God turns Isaiah’s self-doubt and
sense of the way the world is supposed to work on its ear. Isaiah’s confusion
at this strange call is converted into affirmation.
It works like that sometimes when
people are called to do something for God. Confusion is an expected part of the
deal.
Turn now to Paul’s Letter to the
Romans. Once again, God has called his people to do things for him. Paul says
we are debtors to God, because of Jesus’ death on the cross. Now that should
make us nervous – no one wants to be a debtor. But Paul says we should take on
this indebtedness gratefully, because it is not based in fear, but in love. God’s
people are to serve in a new way, as God’s adopted children, co-heirs with the
very Jesus Christ who was responsible for our salvation. And the service we
should provide to bring God’s kingdom to fruition on earth will require
suffering, but will also mean eventual glory.

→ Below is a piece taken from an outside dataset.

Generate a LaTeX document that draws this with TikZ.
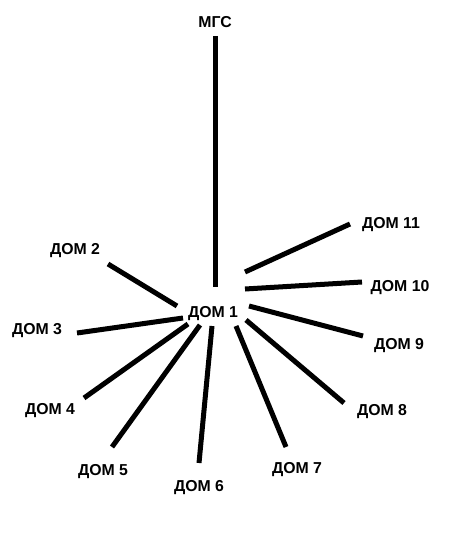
\documentclass[tikz,border=0pt]{standalone}
\usepackage{fontspec}
\setmainfont{Liberation Sans}
\usepackage{tikz}
\usetikzlibrary{positioning}
\tikzset{>=latex}
\tikzstyle{dom} = [rectangle, draw=none, inner sep=0pt, font=\bfseries\fontsize{9}{10}\selectfont]
\tikzstyle{wire} = [-, draw=black, line width=2.85pt]

\begin{document}
\begin{tikzpicture}[x=0.02cm, y=-0.02cm]
\useasboundingbox (0,0) rectangle (456,533);
\node [dom] (mgs) at (215, 22) {МГС};
\node [dom] (d1) at (213, 314) {ДОМ 1};
\node [dom] (d2) at (75, 251) {ДОМ 2};
\node [dom] (d3) at (37, 331) {ДОМ 3};
\node [dom] (d4) at (50, 411) {ДОМ 4};
\node [dom] (d5) at (103, 472) {ДОМ 5};
\node [dom] (d6) at (199, 488) {ДОМ 6};
\node [dom] (d7) at (297, 470) {ДОМ 7};
\node [dom] (d8) at (382, 412) {ДОМ 8};
\node [dom] (d9) at (399, 346) {ДОМ 9};
\node [dom] (d10) at (400, 288) {ДОМ 10};
\node [dom] (d11) at (391, 225) {ДОМ 11};
% line ends
\coordinate (mgsend) at (215, 36);
\coordinate (h0) at (215, 287);
\coordinate (h2) at (177, 306);
\coordinate (e2) at (108, 264);
\coordinate (h3) at (183, 318);
\coordinate (e3) at (77, 333);
\coordinate (h4) at (188, 324);
\coordinate (e4) at (84, 398);
\coordinate (h5) at (200, 325);
\coordinate (e5) at (112, 447);
\coordinate (h6) at (212, 326);
\coordinate (e6) at (199, 463);
\coordinate (h7) at (236, 326);
\coordinate (e7) at (286, 447);
\coordinate (h8) at (246, 320);
\coordinate (e8) at (344, 403);
\coordinate (h9) at (249, 306);
\coordinate (e9) at (363, 336);
\coordinate (h10) at (245, 289);
\coordinate (e10) at (362, 282);
\coordinate (h11) at (245, 272);
\coordinate (e11) at (350, 224);
\draw [wire] (mgsend) -- (h0);
\draw [wire] (h2) -- (e2);
\draw [wire] (h3) -- (e3);
\draw [wire] (h4) -- (e4);
\draw [wire] (h5) -- (e5);
\draw [wire] (h6) -- (e6);
\draw [wire] (h7) -- (e7);
\draw [wire] (h8) -- (e8);
\draw [wire] (h9) -- (e9);
\draw [wire] (h10) -- (e10);
\draw [wire] (h11) -- (e11);
\end{tikzpicture}
\end{document}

Talk about confusing! First he says
we are debtors and should serve because of that. Then he says we are debtors
because God loves us. That’s a new idea – usually debt and love are not two
words we hear at the same time. Then he says we are equal with Jesus as heirs
to the kingdom. How can that be? Jesus is God and we are most certainly not.
Then he says that we’ve got to do stuff, and it will require suffering. Wait a
minute…weren’t we supposed to be heirs to the kingdom? What’s all this about
suffering? Oh, yeah, we’ll get glory – the suffering is just part of the deal. My
head hurts from Paul whipsawing me back and forth.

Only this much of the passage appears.